* Begin SUPPLIED MATERIAL *

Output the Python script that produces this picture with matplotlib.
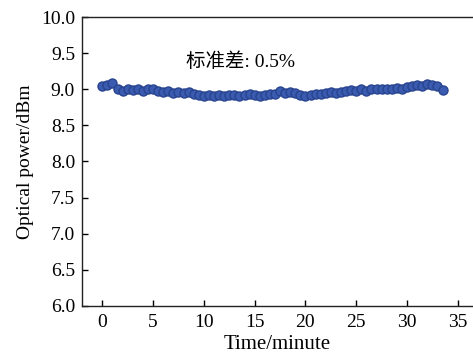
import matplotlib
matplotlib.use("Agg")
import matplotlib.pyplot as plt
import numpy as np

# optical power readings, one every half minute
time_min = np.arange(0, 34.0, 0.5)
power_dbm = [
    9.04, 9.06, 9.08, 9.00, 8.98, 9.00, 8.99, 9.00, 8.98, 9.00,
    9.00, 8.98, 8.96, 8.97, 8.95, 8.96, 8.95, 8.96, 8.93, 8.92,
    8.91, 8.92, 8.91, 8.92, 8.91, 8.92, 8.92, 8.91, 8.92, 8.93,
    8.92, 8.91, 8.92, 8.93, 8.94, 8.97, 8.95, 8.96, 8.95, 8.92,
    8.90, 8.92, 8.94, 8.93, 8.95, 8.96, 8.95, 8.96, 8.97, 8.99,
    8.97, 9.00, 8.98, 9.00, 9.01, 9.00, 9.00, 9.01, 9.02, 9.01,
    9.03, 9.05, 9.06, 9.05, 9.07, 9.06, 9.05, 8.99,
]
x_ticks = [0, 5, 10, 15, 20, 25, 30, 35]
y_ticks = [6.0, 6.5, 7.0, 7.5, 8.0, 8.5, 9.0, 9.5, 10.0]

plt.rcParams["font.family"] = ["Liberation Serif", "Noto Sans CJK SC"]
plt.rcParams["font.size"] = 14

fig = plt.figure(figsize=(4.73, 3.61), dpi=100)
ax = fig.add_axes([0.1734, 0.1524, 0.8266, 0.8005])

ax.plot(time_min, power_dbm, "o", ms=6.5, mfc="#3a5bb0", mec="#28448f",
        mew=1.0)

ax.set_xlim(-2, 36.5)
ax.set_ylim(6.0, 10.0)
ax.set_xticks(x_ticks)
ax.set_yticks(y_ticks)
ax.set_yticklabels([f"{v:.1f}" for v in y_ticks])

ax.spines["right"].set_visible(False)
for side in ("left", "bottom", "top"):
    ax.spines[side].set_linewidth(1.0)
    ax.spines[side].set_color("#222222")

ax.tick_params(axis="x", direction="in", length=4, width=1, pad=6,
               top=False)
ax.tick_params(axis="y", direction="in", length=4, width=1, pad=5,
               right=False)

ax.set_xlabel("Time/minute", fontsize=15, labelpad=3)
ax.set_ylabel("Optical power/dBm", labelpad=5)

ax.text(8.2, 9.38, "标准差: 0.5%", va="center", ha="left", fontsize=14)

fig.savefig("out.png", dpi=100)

* End SUPPLIED MATERIAL *
* Begin SUPPLIED MATERIAL *

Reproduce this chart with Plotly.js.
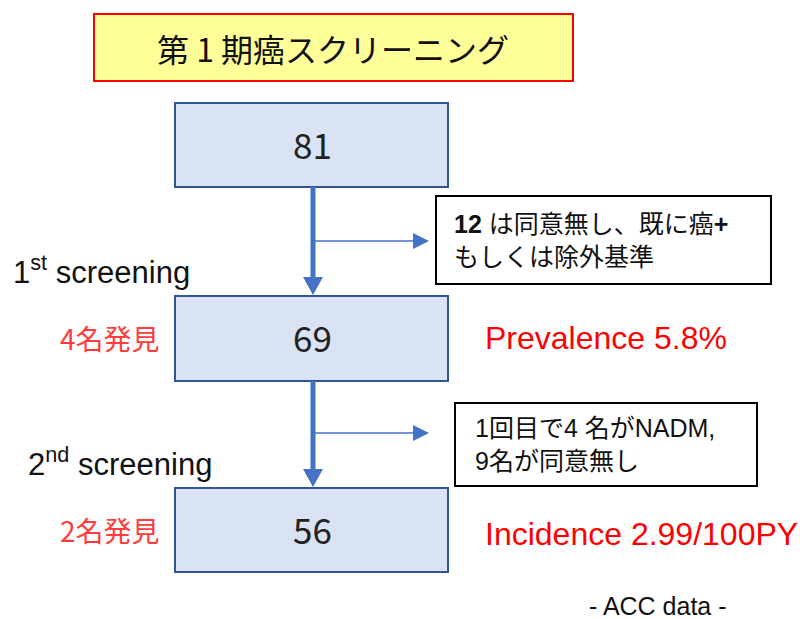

* End SUPPLIED MATERIAL *

DESCRIPTION OF THE TASK
Take each line containing the string "this" and copy it out.

WRITTEN ANSWER
Output the Python script that produces this picture with matplotlib.
Reproduce this chart with Plotly.js.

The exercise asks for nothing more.